Directions for this task:
Print only the lines from the top of the data through the line with "const yTicks = [0, 10, 20, 30, 40, 50];", both included, skipping every picture.

Supplied data:

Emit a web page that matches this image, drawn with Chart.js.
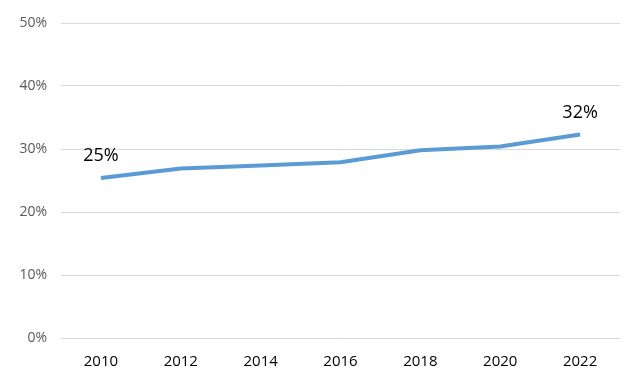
<!DOCTYPE html>
<html>
<head>
<meta charset="utf-8">
<script src="https://cdn.jsdelivr.net/npm/chart.js@4/dist/chart.umd.min.js"></script>
<style>
html,body{margin:0;padding:0;background:#fff;}
#wrap{width:627px;height:387px;}
</style>
</head>
<body>
<div id="wrap"><canvas id="c" width="627" height="387"></canvas></div>
<script>
const years = ['2010','2012','2014','2016','2018','2020','2022'];
const shares = [25.4, 26.9, 27.4, 27.9, 29.8, 30.4, 32.3];
const labelledPoints = [0, 6];
const yTicks = [0, 10, 20, 30, 40, 50];

const endLabels = {
  id: 'endLabels',
  afterDatasetsDraw(chart) {
    const ctx = chart.ctx;
    const meta = chart.getDatasetMeta(0);
    ctx.save();
    ctx.font = '18px "Open Sans", sans-serif';
    ctx.fillStyle = '#000';
    ctx.textAlign = 'center';
    ctx.textBaseline = 'middle';
    labelledPoints.forEach(i => {
      const p = meta.data[i];
      ctx.fillText(Math.round(shares[i]) + '%', p.x, p.y - 22);
    });
    ctx.restore();
  }
};

new Chart(document.getElementById('c'), {
  type: 'line',
  data: {
    labels: years,
    datasets: [{
      data: shares,
      borderColor: '#5B9BD5',
      borderWidth: 4,
      pointRadius: 0,
      tension: 0,
      fill: false
    }]
  },
  options: {
    responsive: false,
    animation: false,
    layout: { padding: { top: 23, right: 7, left: 0, bottom: 0 } },
    plugins: { legend: { display: false }, tooltip: { enabled: false } },
    scales: {
      x: {
        offset: true,
        grid: { display: false, drawTicks: false },
        border: { display: false },
        ticks: { color: '#000', font: { family: '"Open Sans", sans-serif', size: 15 }, padding: 15, maxRotation: 0 },
        afterFit: s => { s.height = 49; }
      },
      y: {
        min: 0, max: 50,
        afterBuildTicks: s => { s.ticks = yTicks.map(v => ({ value: v })); },
        grid: { color: '#d9d9d9', lineWidth: 1, drawTicks: false },
        border: { display: false },
        ticks: { color: '#595959', font: { family: '"Open Sans", sans-serif', size: 14 }, padding: 14,
          callback: v => v + '%' },
        afterFit: s => { s.width = 61; }
      }
    }
  },
  plugins: [endLabels]
});
</script>
</body>
</html>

Result of this task:
Emit a web page that matches this image, drawn with Chart.js.
<!DOCTYPE html>
<html>
<head>
<meta charset="utf-8">
<script src="https://cdn.jsdelivr.net/npm/chart.js@4/dist/chart.umd.min.js"></script>
<style>
html,body{margin:0;padding:0;background:#fff;}
#wrap{width:627px;height:387px;}
</style>
</head>
<body>
<div id="wrap"><canvas id="c" width="627" height="387"></canvas></div>
<script>
const years = ['2010','2012','2014','2016','2018','2020','2022'];
const shares = [25.4, 26.9, 27.4, 27.9, 29.8, 30.4, 32.3];
const labelledPoints = [0, 6];
const yTicks = [0, 10, 20, 30, 40, 50];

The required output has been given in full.